Since she was a child, self-made photographer Amy Stone's interests have been rooted in visual creativity. After moving to New York and graduating college, she landed a gig being a social photography intern at Zac Posen, and later went on to intern at the CFDA and with Garance Doré and The Sartorialist. It wasn’t until later that she realized there was an industry need for beautiful imagery—specifically for social content—and with her impressive list of internships, Stone eventually landed at Gap, where she now oversees social media creative and content direction. In addition to her full-time role, Stone has built a successful photography business with clients ranging from Rag & Bone to Nars, and she hasn’t looked back. What’s the key to it all? Being proactive and enjoying life to its fullest—with a glass of Veuve Clicquot in hand. Continue reading for four tips Stone has learned during her career.

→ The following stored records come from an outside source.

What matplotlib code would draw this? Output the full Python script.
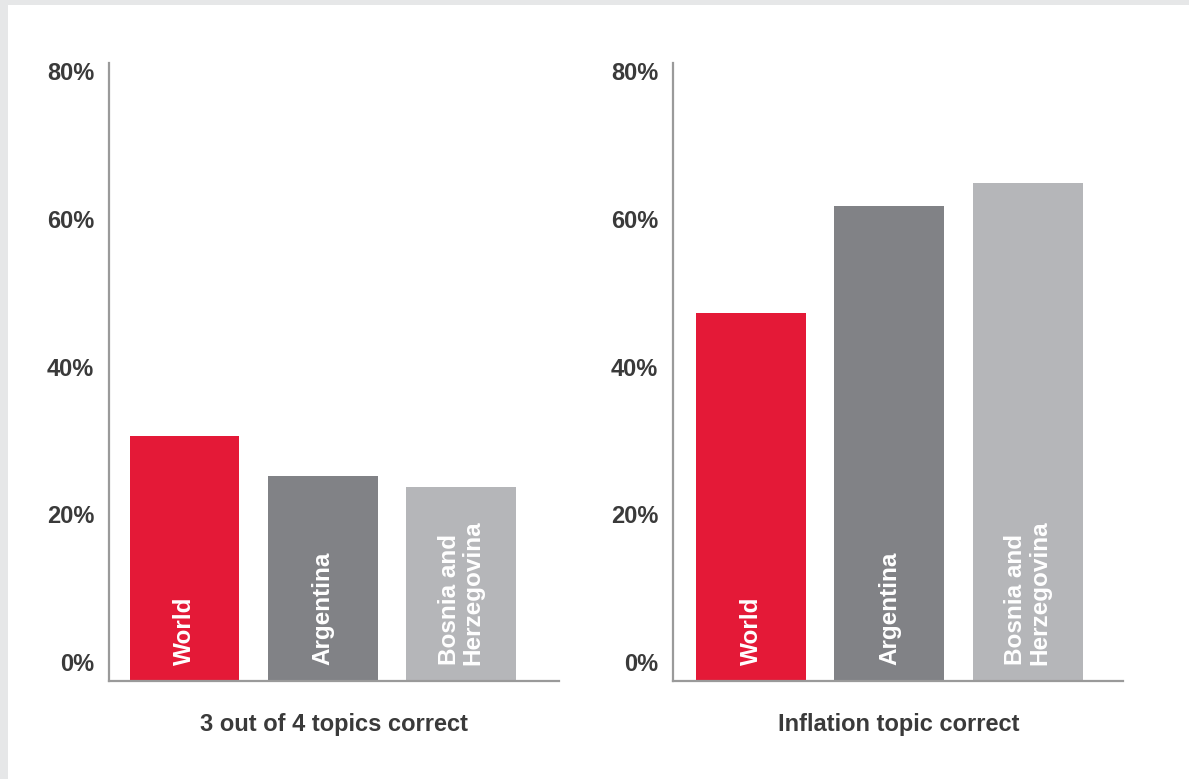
import matplotlib
matplotlib.use("Agg")
import matplotlib.pyplot as plt
from matplotlib.patches import Rectangle
from matplotlib.transforms import ScaledTranslation

plt.rcParams['font.family'] = ['Liberation Sans', 'DejaVu Sans']
plt.rcParams['font.weight'] = 'bold'

countries = ['World', 'Argentina', 'Bosnia and\nHerzegovina']
three_of_four = [33.2, 27.8, 26.3]
inflation = [49.9, 64.4, 67.4]
panel_titles = ['3 out of 4 topics correct', 'Inflation topic correct']
ticks = [0, 20, 40, 60, 80]
tick_labels = ['0%', '20%', '40%', '60%', '80%']

colors = ['#e41937', '#818286', '#b5b6b9']
text_col = '#3a3a3a'
spine_col = '#9a9a9a'

W, H = 1189, 779
fig = plt.figure(figsize=(W / 100, H / 100), dpi=100)
fig.patch.set_facecolor('#e6e7e8')
# white card on the grey page
fig.add_artist(Rectangle((8 / W, 0), 1 - 8 / W, (H - 5) / H,
                         transform=fig.transFigure, facecolor='white',
                         edgecolor='none', zorder=-10))

lefts = [109.3, 673.3]
xmins = [-0.543, -0.561]
for i, vals in enumerate([three_of_four, inflation]):
    ax = fig.add_axes([lefts[i] / W, 98 / H, 450 / W, 618 / H])
    ax.set_facecolor('none')
    ax.bar(range(3), vals, width=0.794, color=colors, zorder=2)
    ax.set_xlim(xmins[i], xmins[i] + 3.25)
    ax.set_ylim(0, 83.7)
    for s in ['top', 'right']:
        ax.spines[s].set_visible(False)
    for s in ['left', 'bottom']:
        ax.spines[s].set_color(spine_col)
        ax.spines[s].set_linewidth(1.6)
    ax.set_xticks([])
    ax.set_yticks(ticks)
    ax.set_yticklabels(tick_labels, fontsize=17, fontweight='bold', color=text_col)
    ax.tick_params(axis='y', length=0, pad=11)
    off = ScaledTranslation(0, 19 / 100, fig.dpi_scale_trans)
    for lab in ax.get_yticklabels():
        lab.set_transform(lab.get_transform() + off)

    for j, name in enumerate(countries):
        ax.text(j, 2.2, name, rotation=90, ha='center', va='bottom',
                multialignment='left', color='white', fontsize=17.5,
                fontweight='bold', linespacing=1.05, zorder=3)

    ax.text(0.5, -0.07, panel_titles[i], transform=ax.transAxes,
            ha='center', va='center', fontsize=17, fontweight='bold',
            color=text_col)

fig.savefig('out.png', dpi=100, facecolor=fig.get_facecolor())
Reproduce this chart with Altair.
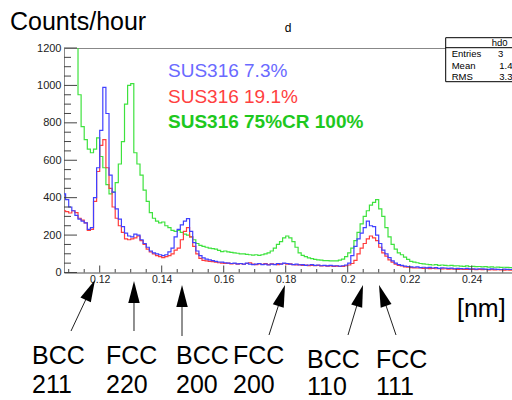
import altair as alt
import pandas as pd
import numpy as np

# ---------------- data ----------------
BIN_START = 0.108
BIN_WIDTH = 0.001

blue_counts = [
    420, 390, 350, 330, 305, 285, 275, 265, 230, 240,
    400, 560, 760, 990, 850, 520, 430, 340, 285, 245,
    210, 195, 190, 205, 200, 175, 155, 135, 115, 105,
    100, 95, 90, 95, 110, 130, 190, 230, 255, 275,
    288, 220, 160, 115, 90, 78, 72, 68, 64, 60,
    56, 55, 52, 50, 48, 50, 46, 48, 45, 50,
    45, 42, 45, 48, 42, 45, 40, 45, 42, 48,
    45, 50, 48, 45, 42, 45, 40, 42, 38, 40,
    42, 38, 40, 36, 38, 35, 38, 35, 36, 34,
    36, 40, 50, 90, 140, 180, 210, 240, 275, 250,
    245, 200, 155, 120, 100, 80, 62, 50, 42, 38,
    34, 32, 30,
    28, 30, 26, 28, 25, 27, 24, 26, 22, 25,
    24, 22, 23, 20, 22, 21, 20, 22, 19, 20,
    18, 20, 19, 18, 17, 19, 18, 17, 16, 18,
    17, 16, 17,
]

red_counts = [
    330, 325, 318, 330, 320, 290, 280, 265, 225, 230,
    380, 540, 680, 710, 560, 450, 350, 290, 250, 215,
    180, 175, 180, 185, 195, 170, 150, 125, 110, 100,
    90, 85, 80, 85, 90, 100, 120, 130, 175, 220,
    240, 190, 140, 100, 75, 65, 62, 60, 58, 55,
    52, 50, 48, 50, 46, 48, 45, 47, 44, 48,
    52, 45, 42, 46, 44, 48, 42, 46, 44, 42,
    46, 48, 44, 46, 42, 40, 42, 38, 40, 37,
    38, 36, 38, 35, 36, 34, 35, 32, 34, 32,
    33, 36, 40, 48, 65, 100, 130, 155, 180, 195,
    185, 170, 135, 105, 88, 68, 55, 45, 38, 35,
    30, 28, 26,
    25, 24, 25, 22, 23, 21, 22, 20, 21, 19,
    20, 18, 19, 18, 17, 18, 16, 17, 16, 17,
    15, 16, 15, 16, 14, 15, 14, 15, 14, 13,
    14, 13, 13,
]

green_counts = [
    1500, 1450, 1400, 1350, 1260, 950, 780, 710, 660, 640,
    660, 720, 620, 560, 470, 420, 430, 480, 580, 700,
    900, 1000, 1010, 640, 580, 520, 440, 380, 320, 290,
    275, 265, 270, 250, 240, 225, 220, 225, 215, 205,
    200, 190, 175, 155, 145, 140, 135, 130, 128, 125,
    118, 112, 115, 110, 108, 105, 103, 100, 100, 97,
    95, 93, 95, 92, 95, 100, 105, 115, 130, 150,
    165, 185, 195, 185, 165, 135, 105, 92, 85, 78,
    74, 70, 68, 66, 64, 64, 62, 62, 62, 66,
    72, 85, 105, 130, 170, 215, 260, 300, 330, 360,
    375, 390, 340, 300, 240, 190, 150, 125, 105, 95,
    82, 70, 60,
    55, 52, 48, 46, 44, 42, 40, 42, 38, 40,
    38, 36, 38, 35, 36, 34, 33, 35, 32, 33,
    31, 32, 30, 31, 29, 30, 28, 29, 27, 28,
    27, 26, 26,
]

series_names = ["SUS316 75%CR 100%", "SUS316 19.1%", "SUS316 7.3%"]
series_line_colors = ["#3ee23e", "#ff3c3c", "#4040ff"]
series_text_colors = ["#1ec81e", "#ff4040", "#6a6aff"]

x_tick_labels = [0.12, 0.14, 0.16, 0.18, 0.2, 0.22, 0.24]
x_minor_ticks = [0.11, 0.115, 0.125, 0.13, 0.135, 0.145, 0.15, 0.155, 0.165, 0.17,
                 0.175, 0.185, 0.19, 0.195, 0.205, 0.21, 0.215, 0.225, 0.23, 0.235,
                 0.245, 0.25]
y_tick_labels = [0, 200, 400, 600, 800, 1000, 1200]
y_minor_ticks = [50, 100, 150, 250, 300, 350, 450, 500, 550, 650, 700, 750,
                 850, 900, 950, 1050, 1100, 1150]

peak_phase = ["BCC", "FCC", "BCC", "FCC", "BCC", "FCC"]
peak_hkl = ["211", "220", "200", "200", "110", "111"]
peak_tip_d = [0.11848, 0.13106, 0.14655, 0.17977, 0.20494, 0.21010]
peak_tail_d = [0.11074, 0.13106, 0.14655, 0.17461, 0.20010, 0.21558]
peak_label_d = [0.09816, 0.12203, 0.14461, 0.16300, 0.18687, 0.20913]

# ---------------- layout ----------------
W, H = 448, 224.5
XMIN, XMAX = 0.10848, 0.253
PAD_L, PAD_T = 64, 48
FONT = "Liberation Sans"

n = len(blue_counts)
assert len(red_counts) == n and len(green_counts) == n
edges = np.round(BIN_START + BIN_WIDTH * np.arange(n + 1), 4)

rows = []
for name, counts in zip(series_names, [green_counts, red_counts, blue_counts]):
    vals = list(counts) + [counts[-1]]
    for d, c in zip(edges, vals):
        rows.append({"d": float(d), "count": c, "series": name})
hist = pd.DataFrame(rows)

xs = alt.Scale(domain=[XMIN, XMAX], nice=False, zero=False)
ys = alt.Scale(domain=[0, 1200], nice=False, zero=True)

x_axis = alt.Axis(values=x_tick_labels, format="~g", ticks=False, tickSize=0,
                  grid=False, domainColor="#888888", labelFont=FONT,
                  labelFontSize=10.5, labelColor="#222222", labelPadding=2,
                  labelFlush=False, title=None)
y_axis = alt.Axis(values=y_tick_labels, format="d", ticks=False, tickSize=0, grid=False,
                  domainColor="#888888", labelFont=FONT, labelFontSize=11,
                  labelColor="#222222", labelPadding=3, title=None)


def X(field):
    return alt.X(field, scale=xs, axis=x_axis, title=None)


def Y(field):
    return alt.Y(field, scale=ys, axis=y_axis, title=None)


layers = []

for name, col in zip(series_names, series_line_colors):
    layers.append(
        alt.Chart(hist[hist.series == name]).mark_line(
            interpolate="step-after", color=col, strokeWidth=1.2, clip=True
        ).encode(x=X("d:Q"), y=Y("count:Q"))
    )


# inward ticks
def xticks(vals, length):
    return alt.Chart(pd.DataFrame({"v": vals})).mark_rule(color="#444444", strokeWidth=1).encode(
        x=X("v:Q"), y=alt.value(H), y2=alt.value(H - length))


def yticks(vals, length):
    return alt.Chart(pd.DataFrame({"v": vals})).mark_rule(color="#444444", strokeWidth=1).encode(
        y=Y("v:Q"), x=alt.value(0), x2=alt.value(length))


layers += [xticks(x_minor_ticks, 3.5), xticks(x_tick_labels, 7),
           yticks(y_minor_ticks, 7), yticks(y_tick_labels, 13)]


# texts
def txt(t, x, y, size, color="black", align="left", weight="normal"):
    return alt.Chart(pd.DataFrame({"t": [t]})).mark_text(
        align=align, baseline="alphabetic", font=FONT, fontSize=size,
        color=color, fontWeight=weight
    ).encode(text="t:N", x=alt.value(x), y=alt.value(y))


layers.append(txt("Counts/hour", -54, -18, 25))
layers.append(txt("d", 224, -16, 12, align="center"))
layers.append(txt("[nm]", 393, 268.5, 25))
legend_y = [28.7, 55.3, 80.3]
for name, col, yy, w in zip(series_names[::-1], series_text_colors[::-1], legend_y,
                            ["normal", "normal", "bold"]):
    layers.append(txt(name, 104, yy, 19, color=col, weight=w))

# stats box
one = pd.DataFrame({"a": [0]})
layers.append(alt.Chart(one).mark_rect(fill="white", stroke="black", strokeWidth=1).encode(
    x=alt.value(381.7), x2=alt.value(470), y=alt.value(-10.3), y2=alt.value(33.7)))
layers.append(alt.Chart(one).mark_rule(color="black", strokeWidth=1).encode(
    x=alt.value(381.7), x2=alt.value(470), y=alt.value(-0.3)))
for t, x, y in [("hd0", 427.7, -2), ("Entries", 387.7, 9.3), ("3", 434, 9.3),
                ("Mean", 387.7, 21), ("1.4", 435.3, 21), ("RMS", 387.7, 32.3),
                ("3.3", 435.3, 32.3)]:
    layers.append(txt(t, x, y, 9.5))

# peak annotations
ppd = W / (XMAX - XMIN)
tip_y = [232, 233, 237, 237, 237, 237]
tail_y = [283, 283, 288, 287, 287, 287]
line1_y = [316, 316, 316, 316, 320, 320]
line2_y = [345, 345, 345, 345, 347, 347]
HEAD_HALF = 11.0
head_d, head_y, angle = [], [], []
for td, ty, sd, sy in zip(peak_tip_d, tip_y, peak_tail_d, tail_y):
    dx = (sd - td) * ppd
    dy = sy - ty
    L = (dx ** 2 + dy ** 2) ** 0.5
    ux, uy = dx / L, dy / L
    head_d.append(td + HEAD_HALF * ux / ppd)
    head_y.append(ty + HEAD_HALF * uy)
    angle.append(float(np.degrees(np.arctan2(-ux, uy)) % 360))

ann = pd.DataFrame({
    "phase": peak_phase, "hkl": peak_hkl, "label_d": peak_label_d,
    "tail_d": peak_tail_d, "tail_y": tail_y, "head_d": head_d, "head_y": head_y,
    "angle": angle, "l1": line1_y, "l2": line2_y,
})

layers.append(alt.Chart(ann).mark_rule(color="#222222", strokeWidth=1).encode(
    x=X("tail_d:Q"), x2="head_d:Q",
    y=alt.Y("tail_y:Q", scale=None, axis=None), y2="head_y:Q"))
layers.append(alt.Chart(ann).mark_point(
    shape="M0,-1L0.52,1L-0.52,1Z", filled=True, size=(2 * HEAD_HALF) ** 2,
    color="black", opacity=1, strokeWidth=0).encode(
    x=X("head_d:Q"),
    y=alt.Y("head_y:Q", scale=None, axis=None),
    angle=alt.Angle("angle:Q", scale=None)))
for tcol, ycol in [("phase", "l1"), ("hkl", "l2")]:
    layers.append(alt.Chart(ann).mark_text(
        align="left", baseline="alphabetic", font=FONT, fontSize=25, color="black").encode(
        x=X("label_d:Q"),
        y=alt.Y(f"{ycol}:Q", scale=None, axis=None),
        text=f"{tcol}:N"))

chart = alt.layer(*layers).properties(
    width=W, height=H,
    autosize=alt.AutoSizeParams(type="none"),
    padding={"left": PAD_L, "top": PAD_T, "right": 0, "bottom": 400 - PAD_T - H},
    background="white",
).configure_view(stroke="#888888", strokeWidth=1)

chart.save("out.html", embed_options={"renderer": "svg", "actions": False})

“When I moved to New York, I was attracted to working in-house at a large, well-known brand, and I ended up pursuing marketing as a career. While social media was burgeoning, at the same time,” says Stone, “it was hard not to notice that the industry was in need of imagery for social content, and I loved creating beautiful stories through visual work. Next thing I knew, I was interning as a social photographer for Zac Posen. Side projects and freelance campaigns came after I established my name, my work, and my experience.”
“Entering a new relationship with a brand or client can be very exciting, but it’s always important to ask questions up front, whether it be potential hypothetical scenarios that could arise during a shoot to inquiries about covered expenses, approved props, and usage rights,” explains Stone. “Even if the client doesn’t ask, I always send a mood board, location scout, and shot list for approval prior to any shoot to make sure everyone is aligned.”
“If there's a brand or publication you’d like to shoot for, reach and out and express interest! I often hear my peers say they don’t contact anyone, they wait for people to come to them, which I feel is very ego-driven,” explains Stone. “We live in the social and digital era where distractions are high, attention spans are low, and finding contact information is simple. Your dream brand might love your work and want to hire you, but they never knew you existed. Be open to anything.”
“It’s important to partner with optimistic people and brands who value the same things as you do. Despite the many challenges you’ll likely be faced with in your career, try to enjoy life as much as possible,” says Stone. “I love traveling, being inspired by creativity, seeking out beauty in all forms, and obviously clinking a glass of Veuve Clicquot at the end of the day.”